Speaking of the overall impact on the throughput performance, we should know one thing, are the application threads still running when JVM doing the garbage collection, or just the application threads all pause until the garbage collection getting done?
As I know, all the application threads would be suspended during garbage collection, so that means it would definitely affect the throughput performance of the application, in this example according to the output for the 192ms of life time this application just doing nothing but garbage collection. In contrast to some languages not using virtual machine and not using garbage collection, like C++, we should free the memory manually, but the upside of freeing memory manually is there are only effective objects in the memory, all the ineffective objects would be freed in time. So If we use C++ to implement this application, we can save the garbage collection time to do some business stuff, the throughput performance of C++ version will be better than the Java version.

Back to JVM, they got two ways to trigger garbage collection, one is periodical, the other one is waiting until getting failure to allocate new object. If we use first way, that means we get garbage collection more frequently, also means all the threads in application will be suspended frequently in a short time, that will cause increasing context switch and lower the performance. If we use the second way, that means we got a lot of objects to handle, so we need to take more time to collect these objects, and the threads in application will be suspended longer than first way. It’s hard to make a balance.

But Java is improving his virtual machine, comparing to JVM1.1, It splits the memory pool into young generation and old generation since JVM1.2, and this is a balance of frequency and duration.

Memory leaking increase garbage collection

We using jmap get a histogram report.

HISTO REPORT:
num #instances #bytes class name
1: 785 16318208 [I
2: 255 4220224 [Ljava.util.HashMap$Node;
3: 7788 531440 [C
4: 2164 304344 [Ljava.lang.Object;
5: 1915 215864 java.lang.Class
6: 502 210864 [B
7: 7706 184944 java.lang.String
8: 1446 127248 java.lang.reflect.Method
9: 1769 70760 java.util.TreeMap$Entry
10: 730 52560 java.lang.reflect.Field

These information means memory leaking existing in this application. What’s memory leaking in Java? Let’s go through the definition of memory leaking.

Definition of memory leaking in Java: objects are no longer being used by the application, but Garbage Collector cannot remove them because they are being referenced.

For the report we can see some of leaking classes are collection class like Array, HashMap and TreeMap; some of them are very basic classes like Object,Class and String; and two of them are about Reflect. How could this happen? Especially we use garbage collector, the garbage collector was supposed to collect everything. But unfortunately, the truth is cold.
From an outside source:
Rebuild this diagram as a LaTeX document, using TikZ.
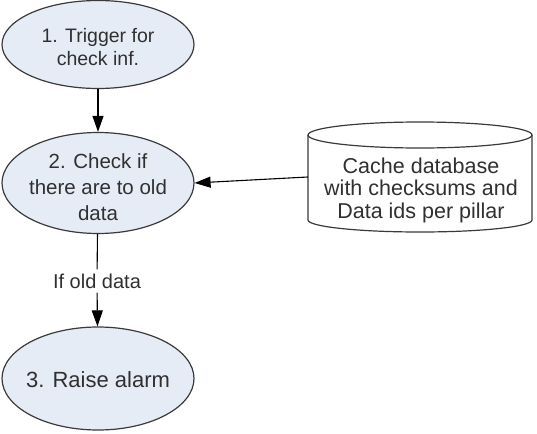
\documentclass[tikz,border=0pt]{standalone}
\usepackage{fontspec}
\setmainfont{Liberation Sans}
\usetikzlibrary{shapes.geometric,arrows.meta}
\definecolor{efill}{HTML}{E6ECF6}
\definecolor{edge}{HTML}{3A3A3A}
\definecolor{txt}{HTML}{303030}
\begin{document}
\begin{tikzpicture}[x=1pt,y=-1pt,
  proc/.style={ellipse, draw=edge, fill=efill, line width=1.2pt, minimum width=192pt, minimum height=#1, inner sep=0pt},
  ptext/.style={align=center, text=txt, inner sep=0pt},
  conn/.style={draw=black, line width=1.1pt},
  arr/.style={conn, -{Triangle[length=16pt,width=11pt]}}]
\useasboundingbox (0,0) rectangle (537,433);
\node[proc=88pt] (e1) at (98,44.5) {};
\node[ptext, font=\fontsize{19.5}{23.5}\selectfont] (t1) at (98,47) {1. Trigger for\\check inf.};
\node[proc=101pt] (e2) at (98,183) {};
\node[ptext, font=\fontsize{20.5}{26}\selectfont] (t2) at (98,187.5) {2. Check if\\there are to old\\data};
\node[proc=103pt] (e3) at (98,378.5) {};
\node[ptext, font=\fontsize{22}{26}\selectfont] (t3) at (98,380) {3. Raise alarm};
% cylinder
\node[draw=none, minimum width=224pt, minimum height=110pt, inner sep=0pt] (db) at (420,177) {};
\draw[draw=edge, fill=white, line width=1.2pt]
  (308,135) -- (308,220) arc[start angle=180, end angle=0, x radius=112, y radius=12]
  -- (532,135) arc[start angle=0, end angle=-180, x radius=112, y radius=13] -- cycle;
\draw[draw=edge, line width=1.2pt] (308,135) arc[start angle=180, end angle=0, x radius=112, y radius=13];
\node[ptext, font=\fontsize{21.5}{22.5}\selectfont] (tdb) at (421,190) {Cache database\\with checksums and\\Data ids per pillar};
\node[text=txt, font=\fontsize{20}{22}\selectfont, inner sep=4pt] (lbl) at (97,281) {If old data};
\draw[arr] (e1) -- (e2);
\draw[arr] (db.west) -- (e2.east);
\draw[conn] (e2) -- (lbl);
\draw[arr] (lbl) -- (e3);
\end{tikzpicture}
\end{document}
Even the garbage collector is very smart, we also got some memory leaking.

Let’s start to dig into it from a simple concept- reference. Actually in code level, there are a few types of reference. For simplicity, we just separate into two types of reference, strong reference and weak reference. Strong reference means these two object has the same lifetime, otherwise it is a weak reference. Strong reference is simple, we get no chance to get memory leaking with the same lifetime. But weak reference is the problem. Imagine if you get a vector, each element in this vector points to another object, after these objects get a very short lifetime, you will no longer use it, and you anticipate the garbage collector would free memory of these objects for you. But unfortunately, the vector get the weak reference to these objects, so garbage collector thinks these objects are alive and not to free them. If these objects occupy a lot of memory, you can image the JVM will trigger a lot of garbage collection because of out of memory. This would cause the performance of your application so bad.

Another situation is you got two objects and they are referring to each other like doubly linked list. The garbage collection also cannot free the memory immediately for you. As we can see, the memory leaking is not just about the leaking, it is also about the performance. So when we design and code our application, we should take a lot of care about avoiding memory leaking.

The following are some hand-on quick tip to avoid memory leaking.

• Pay attention to collection class like HashMap, Array, etc. and do you best to shorten their lifetime. And try not to define these collection object as static, because static object get a lifetime as long as the whole process.

• When you use a custom object as the key of map, don’t forget to implement the Equal() and Hashcode() function to make this object immutable.

• Pay attention to event listener and register, you must unregister it when his lifetime is over.

• Don’t forget to set null to a member variable which point to another object.

• Always close connection or file stream in finally block

• Don’t mix primitive type with wrapper class when passing parameter, Autobox create object every time.